The story of a daughter who died well

Being Brett, by Douglas Hobbie


The art of losing is hard to master, and Douglas Hobbie’s Being Brett: Chronicle of a Daughter’s Death is a valiant struggle for such command. The book begins with Brett’s discovery of a lump her second year out of Smith and recounts the rocky sequence of near-cures and thwarted hopes, chemotherapies and bone-marrow procedures, generously honest and cruelly honest doctors. It also describes the close lesbian relationship that saw her through the abandonment of her new life, in San Francisco, for the landscape of her past; Brett lived out her final months between the family house in Conway, Massachusetts, and a light-filled apartment in Northampton. What is most compelling about Being Brett is the trajectory of the events related: Brett Hobbie had the rare gift of being ennobled by disease, and between the ages of twenty-three and twenty-seven she became steadily more remarkable and steadily more ill, so that by the time she died the loss was even more unbearable than could have been anticipated. She confronted Hodgkin’s disease with tough intelligence and lots of humor and a certain lyrical wistfulness. Her father cannot equal that tone, but he can report it. You feel that, in his stolid, affectionate way, he has missed some of the picture, but one accomplishment of his book is that it allows that insight.

We hunger for elegies to rationalize disease’s modern rituals, encomiums to insure that what is lost is not forgotten. Our fascination with such work is both sentimental and ghoulish, but the texts must not be either. The most powerful fact of the writing here is Hobbie’s ambivalence about it. He knows only too well that htis evocation serves therapeutic purposes of his own, and that a professionally successful elegy has its morally dubious aspect. His voice is also shot with a larger uneasiness and guilt, as though he were begging you to believe that he tried his hardest, ventured his best, loved as fully as he could. The visible striving might under other circumstances seem awkward, but here it is simply moving: this book is also the narrative of what a father did in the face of the senseless fact that he went on living when his daughter did not.

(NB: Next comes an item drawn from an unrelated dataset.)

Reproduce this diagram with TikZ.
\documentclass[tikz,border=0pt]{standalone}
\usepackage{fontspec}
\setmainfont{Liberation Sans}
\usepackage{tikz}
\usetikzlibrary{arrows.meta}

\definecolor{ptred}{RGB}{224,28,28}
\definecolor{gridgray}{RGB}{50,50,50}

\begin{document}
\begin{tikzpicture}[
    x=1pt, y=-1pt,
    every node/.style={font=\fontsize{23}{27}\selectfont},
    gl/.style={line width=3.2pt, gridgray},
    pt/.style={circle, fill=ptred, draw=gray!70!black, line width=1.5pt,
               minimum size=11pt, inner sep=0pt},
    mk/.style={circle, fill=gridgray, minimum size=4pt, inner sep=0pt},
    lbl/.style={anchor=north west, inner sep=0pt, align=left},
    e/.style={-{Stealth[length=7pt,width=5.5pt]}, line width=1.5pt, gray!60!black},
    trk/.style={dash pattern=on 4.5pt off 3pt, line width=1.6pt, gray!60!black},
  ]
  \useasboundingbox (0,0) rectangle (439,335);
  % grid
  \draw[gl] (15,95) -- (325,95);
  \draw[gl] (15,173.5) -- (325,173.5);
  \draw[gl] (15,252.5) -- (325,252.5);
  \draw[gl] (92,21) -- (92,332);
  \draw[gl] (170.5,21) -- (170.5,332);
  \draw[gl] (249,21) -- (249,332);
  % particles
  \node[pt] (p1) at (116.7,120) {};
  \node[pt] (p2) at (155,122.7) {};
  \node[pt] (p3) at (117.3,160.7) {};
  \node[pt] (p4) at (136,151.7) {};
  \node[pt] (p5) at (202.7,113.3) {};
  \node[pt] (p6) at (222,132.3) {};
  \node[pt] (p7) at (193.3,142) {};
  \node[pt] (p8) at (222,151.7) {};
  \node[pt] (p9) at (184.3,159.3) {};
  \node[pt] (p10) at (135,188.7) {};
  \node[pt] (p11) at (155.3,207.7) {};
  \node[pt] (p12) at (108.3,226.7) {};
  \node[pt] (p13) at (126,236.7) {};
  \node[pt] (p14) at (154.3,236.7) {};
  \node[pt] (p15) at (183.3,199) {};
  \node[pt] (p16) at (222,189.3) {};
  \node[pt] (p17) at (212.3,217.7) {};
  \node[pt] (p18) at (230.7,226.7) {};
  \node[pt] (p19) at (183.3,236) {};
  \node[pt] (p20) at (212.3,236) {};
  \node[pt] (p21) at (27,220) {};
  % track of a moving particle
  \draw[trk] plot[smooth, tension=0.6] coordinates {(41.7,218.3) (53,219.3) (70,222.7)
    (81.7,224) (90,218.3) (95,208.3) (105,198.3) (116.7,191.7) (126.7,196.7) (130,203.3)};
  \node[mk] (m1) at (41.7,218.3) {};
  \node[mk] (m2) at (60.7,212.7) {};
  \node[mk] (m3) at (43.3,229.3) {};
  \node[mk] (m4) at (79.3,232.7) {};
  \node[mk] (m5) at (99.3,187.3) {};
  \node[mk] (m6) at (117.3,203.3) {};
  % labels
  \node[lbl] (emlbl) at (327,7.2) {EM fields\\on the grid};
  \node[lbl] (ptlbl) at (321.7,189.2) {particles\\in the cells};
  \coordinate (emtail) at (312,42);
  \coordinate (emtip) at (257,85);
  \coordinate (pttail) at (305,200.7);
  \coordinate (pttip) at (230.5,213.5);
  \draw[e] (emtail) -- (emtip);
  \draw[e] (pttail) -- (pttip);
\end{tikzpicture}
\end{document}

Despite annoying stylistic tics — maudlin italics, a self-conscious use of the third-person pronoun to denote the first-person narrator, a heavy post-Hemingway flatness in the detailing of emotionally charge events — Hobbie’s prose gets swept up by what he is saying, and often arrives at a disarming clarity of expression. Few authors can with such honesty render the profundity of their own love. The antepenultimate chapter, called “Home,” describes a miraculous final summer, when suddenly, for a moment, Brett was nearly free of symptoms and gave herself over to her family and friends. By then, not the fruit of experience but experience was her goal, and Hobbie’s attempt to linger in that moment by recounting its hallowed commonplaces achieves the same ecstasy that must have characterized that season.

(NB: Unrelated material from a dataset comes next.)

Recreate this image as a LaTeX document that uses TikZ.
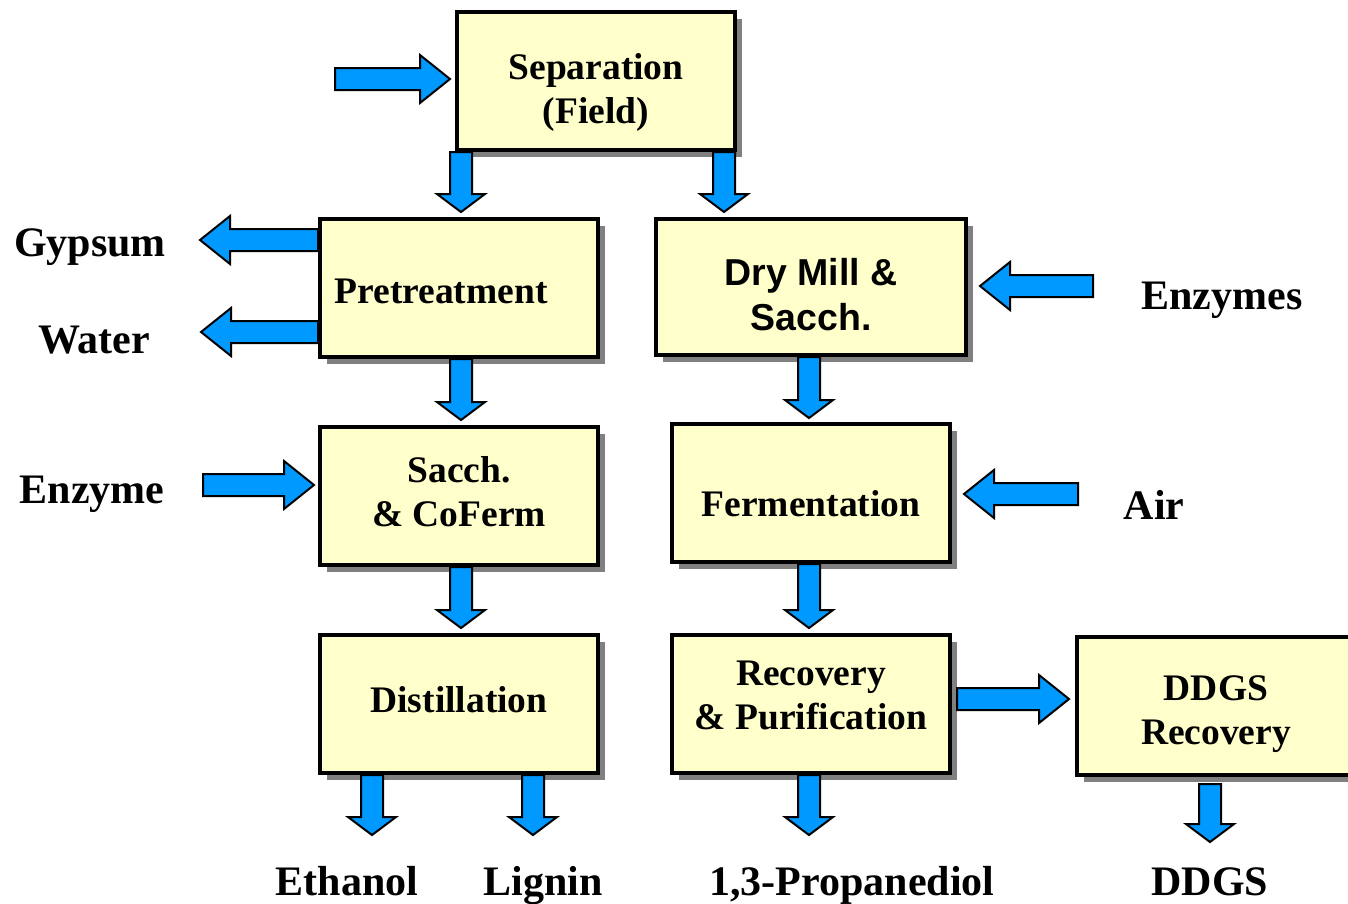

At times, you almost wish that you didn’t have the mediating voice of Douglas Hobbie, that you could just hear from Brett herself. But that is because her father has conjured her so vividly and immensely, and with so much palpable adoration, that she seems more real even than he does. “I don’t want to be a person again. It’s too painful,” Brett said shortly before her death. In this uncommon memoir, she is a person again, and it’s both painful and vital.